Teatro Lauro Rossi: l’artista, l’uomo e “Il catalogo”
Parigi, una splendida ed eccentrica donna dal vago accento dell’Est piomba nel pied à terre di uno scapolo incallito. Questo l’incipit di una commedia dell’assurdo che ha come protagonisti due testimonial della solitudine: un dongiovanni che cataloga le sue donne e una svampita e invadente straniera che si accampa nella sua casa senza conoscerlo affatto. A dare anima e corpo ai due soggetti Isabella Ferrari ed Ennio Fantastichini, entrambi al centro della scena de “Il Catalogo” di Jean-Claude Carrière.
Le cahier de l’amour
Il catalogo è l’oggetto intorno a cui ruota l’oculato modus vivendi di Jean-Jacques (Fantastichini): egli conserva la sua collezione di donne su questo “quaderno dell’amore”, con tanto di specifica sotto ogni nome e l’aggiunta di date e numero di incontri.
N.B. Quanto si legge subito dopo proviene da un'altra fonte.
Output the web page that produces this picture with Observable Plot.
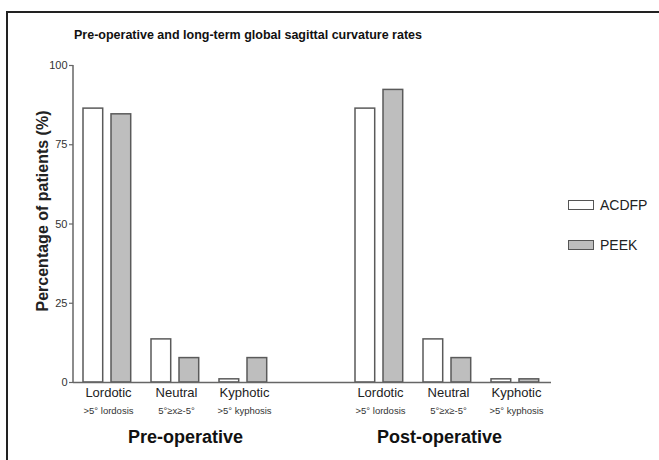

Il raccoglitore è solo l’emblema di una vita condotta seguendo riti monotoni e maniacali: le rose tenute nel freezer pronte all’uso, gli abiti tutti identici dai colori blu-grigio, la lozione per capelli prima di uscire dalla porta di casa.
L’armoire
L’altro totem appartiene a lei, Suzanne (Ferrari), ed è l’armadio di cui si appropria e da cui ininterrottamente prende e rimette a posto i suoi abiti, quasi fosse un terzo protagonista. Si tratta dell’incontro di due solitudini disperate, della paura moderna d’innamorarsi e del tentativo di scongiurare questo “morbo”, per lui tramite un controllo esasperato della propria vita sentimentale e, per lei con l’invadenza di spazi altrui attraverso l’imposizione di sé. Niente di più attuale: il terrore dei sentimenti e gli escamotage per evitarli anche a costo di condurre una vita noiosa e a tratti patetica.
L’imprévu
Ma l’imprevisto è dietro l’angolo: il donnaiolo si innamora perdutamente di lei perché è la prima cosa che sfugge al suo controllo, mentre Suzanne è così confusa e spaventata dalla proposta di matrimonio, che quasi pone in discussione il suo desiderio di metter radici.
L’intervista
Incontriamo l’attore Ennio Fantastichini, generoso nell’intervista come sul palco, che è dote solo dei grandi artisti: ci parla del suo sentirsi un uomo-alfa-dominante (giusto per rimanere fedeli al personaggio), che nel branco sceglie la femmina più giovane, della dannazione di amare il mestiere dell’attore che è una “sorta di malattia”, ci spiega che “Il Catalogo” è uno spettacolo di grande tensione emotiva e molto faticoso da interpretare. Afferma che la politica d’oggi danneggia i giovani e sminuisce l’arte, sottolinea come gli introiti della Chiesa basterebbero per sostenere il Fus (Fondo Unico per lo Spettacolo), del fatto che bisogna essere oggi ancor più uniti per non farsi abbattere né ideologicamente né politicamente.
Gli esordi
L’attore ci racconta dei suoi esordi: del suo primo spettacolo, il rivoluzionario “Paradise Now” (1968), per cui fu arrestato a causa del collettivo nudo di scena, di quando in tournée con Dario Fo guadagnava ottomila lire al giorno, dei suoi registi preferiti, cioè di quelli che parlano poco ed entrano in perfetta combine con l’attore. Ennio Fantastichini ci lascia un contributo importante: la descrizione del lavoro di costruzione dello spettacolo “ Il Catalogo”, così come l’ha voluta il regista Valerio Binasco, assieme con i due attori protagonisti. Sono state fatte prove di avvicinamento e prove di scena, è stata scelta nella traduzione in italiano una chiave più malinconica per sottolineare chi sia incapace di coltivare relazioni interpersonali, s’è preferito l’accento dell’Est per la brava Isabella Ferrari perché quello francese, più scontato, sembrava lasciarla intrappolata in un cliché. Ennio Fantastichini, sarà perché in rispondenza al suo cognome così degnamente portato, ci ha fatto sentire con i suoi racconti di vita un po’ di quella cosiddetta “magia” del teatro anche fuori dal palcoscenico.